For a long time, our government bobbed and weaved around the Venezuelan influx. The government’s hope that it could access natural gas from Venezuela, principally known as Dragon Gas, was no doubt the cause of its bobbing and weaving. It did not want to appear to be critical of President Nicolás Maduro of Venezuela by readily receiving Venezuelan migrants.

Belatedly, after the obvious reality that no gas would be coming from Venezuela, the government is now attempting to deal with the issue of the Venezuelan influx by providing a registration process by which these nationals can obtain a registration document permitting them to gain employment for one year without hindrance and without regard to the basis on which they entered Trinidad and Tobago.

The persons who succeed in this registration process will no doubt say ‘bienvenidos’ to Trinidad and Tobago’s belated concession to the reality of their influx. Their exemption from NIS payments will make their labour cheaper than that of our citizens.

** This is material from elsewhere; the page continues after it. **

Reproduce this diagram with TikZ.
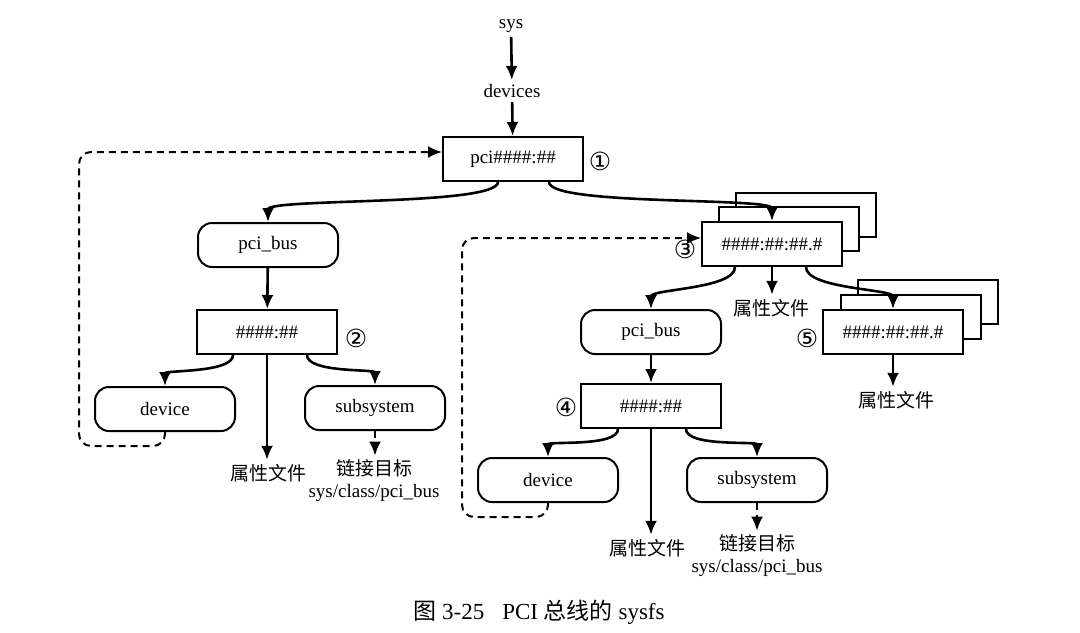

Photo: Venezuelans prepare to flee a country in turmoil.
(Copyright European Sting)

The right questions have already been asked about the conditions of this registration process, such as, what are the safeguards against legitimising persons of bad character and what is to happen when the one-year period expires. What will be the status of children born in Trinidad and Tobago as a result of relationships formed during the one-year period?

I have not been able to find any ministerial statement made in Parliament about the registration process and the policy considerations underlying it. The Minister of National Security, Stuart Young, announced the policy at a Cabinet media briefing in mid-April.

In addition, on Tuesday last in the Senate—in answer to a question for oral answer and also reportedly speaking to journalists at the Parliament—the Acting Minister of National Security, Mr Fitzgerald Hinds, made a number of further somewhat expansive statements about the registration process, which started at the end of May.

No doubt, the lawyers in the government are aware that throughout the Commonwealth, immigration policies have been a major field in which the legitimate expectation doctrine has been applied in favour of migrants. In essence, when some statement or undertaking is given by or on behalf of a public authority, which has the duty of making the relevant decisions, they may come to bind the public authority.

In colonial era Hong Kong, for example, the immigration authorities, in the course of a crackdown on illegal immigrants from China, were unable to deport an illegal immigrant of Chinese origin because of a public announcement that—in the case of Chinese origin immigrants coming from Macau—each one would be interviewed.

Photo: Minister of National Security and Communication, Minister in the Office of the Prime Minister and MP Stuart Young.

In circumstances where the immigrant entering from Macau had not been given an opportunity fully to explain to the Director of Immigration the humanitarian grounds on which he should be allowed to remain, the Privy Council ruled that he could not be deported.

Having read the reports of what Ministers Young and Hinds have said, I predict that, as ad hoc supplemental promises are made along the way, this registration process is going to take the government and people of Trinidad and Tobago into much deeper commitments than those currently anticipated.

They will provide much wriggle room for the migrants.